Whether you were prescribed a new medication or have been taking Rx meds for some time, there are important questions you can ask your doctor to become better informed about the prescription drugs you take. Getting the facts about your medications and over-the-counter drugs can help prevent unintended consequences. For example, drug interactions can potentially cause harm, make other drugs less effective, or create unexpected side effects. Understanding ahead of time the risks, side effects, and feelings, such as drowsiness, associated with a medication may prepare and help you keep a close watch on potential changes in your body.

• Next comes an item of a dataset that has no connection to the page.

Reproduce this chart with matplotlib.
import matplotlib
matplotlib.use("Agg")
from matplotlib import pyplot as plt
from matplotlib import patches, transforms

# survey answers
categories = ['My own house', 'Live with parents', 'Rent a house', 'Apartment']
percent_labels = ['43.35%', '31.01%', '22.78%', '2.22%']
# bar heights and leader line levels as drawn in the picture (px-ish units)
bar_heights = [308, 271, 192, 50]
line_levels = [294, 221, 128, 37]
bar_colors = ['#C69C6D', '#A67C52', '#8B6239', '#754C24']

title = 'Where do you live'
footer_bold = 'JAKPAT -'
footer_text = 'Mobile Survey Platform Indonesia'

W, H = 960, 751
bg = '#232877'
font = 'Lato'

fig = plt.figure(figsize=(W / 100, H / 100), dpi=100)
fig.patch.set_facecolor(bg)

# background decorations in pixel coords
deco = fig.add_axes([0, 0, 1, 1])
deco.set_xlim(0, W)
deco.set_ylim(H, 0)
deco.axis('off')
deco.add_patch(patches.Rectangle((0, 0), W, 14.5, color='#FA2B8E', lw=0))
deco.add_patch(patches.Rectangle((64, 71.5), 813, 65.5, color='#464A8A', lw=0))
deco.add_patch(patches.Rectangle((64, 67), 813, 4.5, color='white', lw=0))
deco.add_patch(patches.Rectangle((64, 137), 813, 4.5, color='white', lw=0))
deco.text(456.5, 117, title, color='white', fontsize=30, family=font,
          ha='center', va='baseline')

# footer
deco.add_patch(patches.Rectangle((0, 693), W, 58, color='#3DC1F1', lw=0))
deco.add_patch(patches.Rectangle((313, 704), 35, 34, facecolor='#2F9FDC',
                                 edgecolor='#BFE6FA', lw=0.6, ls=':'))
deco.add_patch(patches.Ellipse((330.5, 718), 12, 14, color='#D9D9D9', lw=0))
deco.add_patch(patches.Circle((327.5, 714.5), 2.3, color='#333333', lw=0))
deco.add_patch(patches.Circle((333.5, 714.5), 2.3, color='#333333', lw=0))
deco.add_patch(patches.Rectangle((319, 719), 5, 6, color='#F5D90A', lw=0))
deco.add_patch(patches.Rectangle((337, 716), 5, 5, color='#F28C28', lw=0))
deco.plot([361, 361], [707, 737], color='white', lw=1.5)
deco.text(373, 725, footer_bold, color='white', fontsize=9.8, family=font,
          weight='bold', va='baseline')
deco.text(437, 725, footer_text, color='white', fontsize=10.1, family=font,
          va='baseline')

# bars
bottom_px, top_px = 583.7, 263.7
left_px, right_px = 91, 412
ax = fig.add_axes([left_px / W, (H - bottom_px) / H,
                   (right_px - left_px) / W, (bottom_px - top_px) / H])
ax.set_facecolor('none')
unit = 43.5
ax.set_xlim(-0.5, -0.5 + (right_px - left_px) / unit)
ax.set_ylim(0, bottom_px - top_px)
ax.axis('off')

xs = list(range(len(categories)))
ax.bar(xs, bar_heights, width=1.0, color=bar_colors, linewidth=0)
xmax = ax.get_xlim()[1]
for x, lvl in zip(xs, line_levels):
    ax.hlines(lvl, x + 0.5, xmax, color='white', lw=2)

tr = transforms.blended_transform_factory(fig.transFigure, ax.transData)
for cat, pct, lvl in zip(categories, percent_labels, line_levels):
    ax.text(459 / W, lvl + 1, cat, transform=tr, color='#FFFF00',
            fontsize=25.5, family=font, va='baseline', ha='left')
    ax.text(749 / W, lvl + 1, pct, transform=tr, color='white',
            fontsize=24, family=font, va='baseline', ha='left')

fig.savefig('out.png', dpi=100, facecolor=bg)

You deserve to have all the information you need about your prescription drugs, and talking to your doctor can help clear up any confusion about the medicine you’re taking. For instance, knowing how to store your medication properly will help ensure its effectiveness. Learning about alternatives to the prescribed medication can potentially reduce your costs if a generic version is available, or another drug may have fewer side effects. Some drugs need to work together to be effective and other medications can be dangerous to stop taking abruptly. During National Talk About Prescriptions Month (TAP Month), or Talk About Rx Month, throughout the month of October, make a list of all your medications, including over the counter (OTC) products, and go through this list of questions with your doctor and pharmacist.

Medication Questions:

  1. What is the name of the medication (both generic and brand name)?
  2. Why am I taking this medication? What is the name of the condition this medicine will treat?

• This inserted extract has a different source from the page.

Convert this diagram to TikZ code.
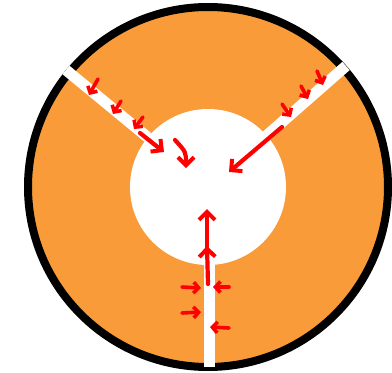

  3. Does this medication replace another medication I am currently taking or should I take it in addition to what I already take?
  4. Are there any drug interactions to know about? Will the medicine create conflicts with other medicines I take or will it interact with any of my current health conditions?

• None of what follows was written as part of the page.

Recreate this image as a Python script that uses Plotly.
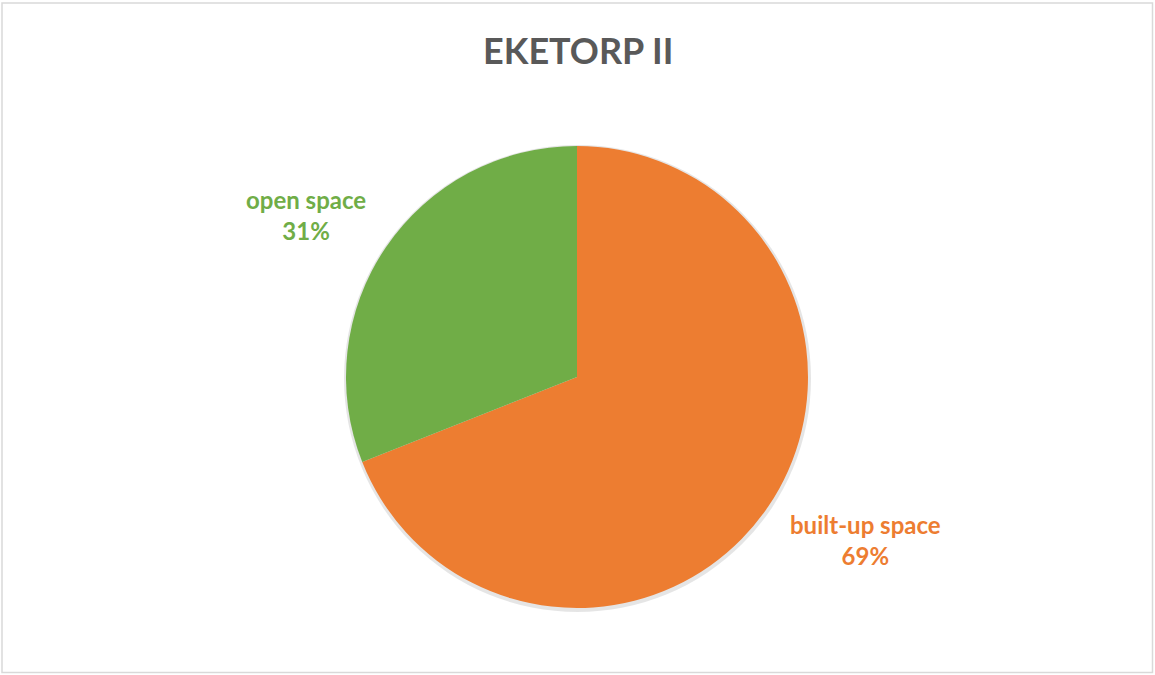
import plotly.graph_objects as go

categories = ["built-up space", "open space"]
values = [69, 31]
colors = ["#ED7D31", "#70AD47"]
pct_labels = ["69%", "31%"]
title_text = "EKETORP II"

W, H = 1155, 675
cx, cy, r = 577, 377, 231

fig = go.Figure()
fig.add_trace(go.Pie(
    labels=categories, values=values, sort=False, direction="clockwise",
    rotation=0, marker=dict(colors=colors, line=dict(width=0)),
    textinfo="none", hoverinfo="label+percent", showlegend=False,
    domain=dict(x=[(cx - r) / W, (cx + r) / W], y=[1 - (cy + r) / H, 1 - (cy - r) / H]),
))

font = "Lato"
label_pos = {"built-up space": (865, 540), "open space": (306, 215)}
for cat, col, pct in zip(categories, colors, pct_labels):
    x, y = label_pos[cat]
    fig.add_annotation(x=x / W, y=1 - y / H, xref="paper", yref="paper",
                       text=f"<b>{cat}<br>{pct}</b>", showarrow=False,
                       font=dict(family=font, size=24, color=col),
                       align="center", xanchor="center", yanchor="middle")

fig.add_annotation(x=578 / W, y=1 - 50 / H, xref="paper", yref="paper",
                   text=f"<b>{title_text}</b>", showarrow=False,
                   font=dict(family=font, size=36, color="#595959"),
                   xanchor="center", yanchor="middle")

# outer chart border
fig.add_shape(type="rect", xref="paper", yref="paper",
              x0=2 / W, x1=1 - 2.5 / W, y0=2.5 / H, y1=1 - 3 / H,
              line=dict(color="#D9D9D9", width=1.5), fillcolor="rgba(0,0,0,0)")
# soft shadow behind pie
fig.add_shape(type="circle", xref="paper", yref="paper", layer="below",
              x0=(cx - r - 2) / W, x1=(cx + r + 3) / W,
              y0=1 - (cy + r + 4) / H, y1=1 - (cy - r - 1) / H,
              line=dict(width=0), fillcolor="rgba(0,0,0,0.10)")

fig.update_layout(width=W, height=H, margin=dict(l=0, r=0, t=0, b=0),
                  paper_bgcolor="white", plot_bgcolor="white")
fig.write_html("out.html")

  5. Are there any foods or drinks that the medicine interferes with? Is it okay to eat or drink food before or after I take the medicine? Can I drink alcohol when taking this medicine?
  6. How will I feel once I start taking this medication?
  7. How do I take this medication properly? When and how often should I take the medicine? As needed, or on a schedule? Do I take medicine before, with, or between meals? How long will I have to take it?
  8. What are the benefits of taking this medication?
  9. What are the risks and side effects might I expect? Should I report them? Are they temporary?
  10. How long will it take for the medication to work? How will I know if this medication is working?
  11. How should I store the medicine? Does it need to be refrigerated?
  12. How much does it cost? Can the pharmacist substitute a cheaper, generic form of the medicine?
  13. Are there alternatives to this medication?
  14. How many people taking the drug does it actually help?
  15. Are there any lab tests to check the medicine’s level in my body or for any harmful side effects?
  16. What should I do if I forget to take it? What if I miss a dose?
  17. If I want to discontinue taking this medicine, is it safe to just stop?